As for public transportation, the metro is making travel and commutes around India quicker and more efficient. However, getting to and from the nearest metro station or bus stop isn’t always easy or feasible. What can be done?
In India, competition between mobility companies is fierce. In early 2017, TechCircle reported “as many as 40 app-based companies were estimated to have started bike taxi operations in various Indian cities.” That didn't even include the countless ride-sharing or carpooling apps.
Rapido, Ola, Quick Ride and Bounce aim to solve mobility issues with services such as carpooling, ride-sharing, bike taxis, bike-sharing, auto-rickshaws and hassle-free taxi services, to residents who are looking for better travel options.

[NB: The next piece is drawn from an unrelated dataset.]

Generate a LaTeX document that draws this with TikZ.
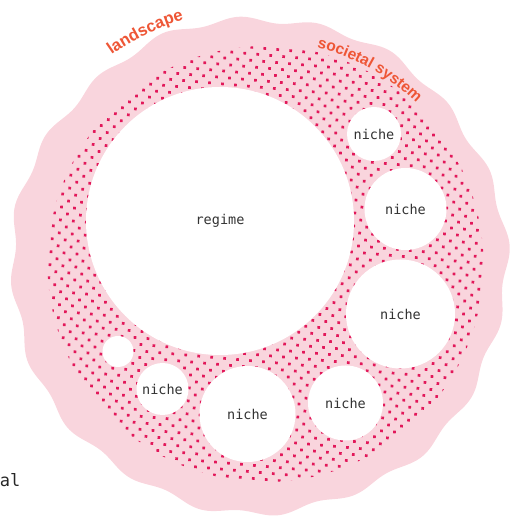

• Rapido: “India’s largest bike app” founded their bike taxi service in 2015 and celebrated over 10 million trips with plans to double the number of cities they cover in upcoming months. According to the Times of India, Rapido is expected to receive $40 million from investors.
• Ola: Touts itself as “India’s most popular mobile app for transportation” has 900,000 vehicles (cars, scooters, auto-rickshaws) providing transport for millions of people across 110+ cities. Hyundai recently invested $300 million in Ola, increasing their value to nearly $6 billion. Ola will use their new capital to fuel their battle for drivers and customers versus their main competitor, Uber.
• Quick Ride, a carpooling service launched in 2015, has over 1.1 million users with over 11.5 million rides shared. Though private about their funding, Quick Ride is thought to have received $15 million from Naspers.
• Bounce, a dockless bike rental startup (formerly Metro Bikes) is making a name for itself as it is more affordable than some buses. Bounce received $12.2 million in Series A funding, with more investors still interested in getting a piece of Bounce.
All of these mobility companies are providing more efficient and affordable ways to commute and travel across India. They are bridging the gaps in India's current infrastructure as well as offering viable solutions to first and last mile challenges to and from public transportation.
While the oldest company mentioned, Ola, has only been around since 2011, these companies are already making an impact on the economy as well as on some familiar traditions.
Owning multiple cars, hiring personal chauffeurs, and even the “milestone” of a young adult buying his or her first car are all being challenged due to the convenience and affordability that mobility companies provide.
How is this shift in transport affecting public transit and congestion? Will the government respond with strict regulations or revamp infrastructure to manage the needs of the growing population? It might be too early to tell, but access to a more efficient, stress-free and green commuting experience is already being enjoyed.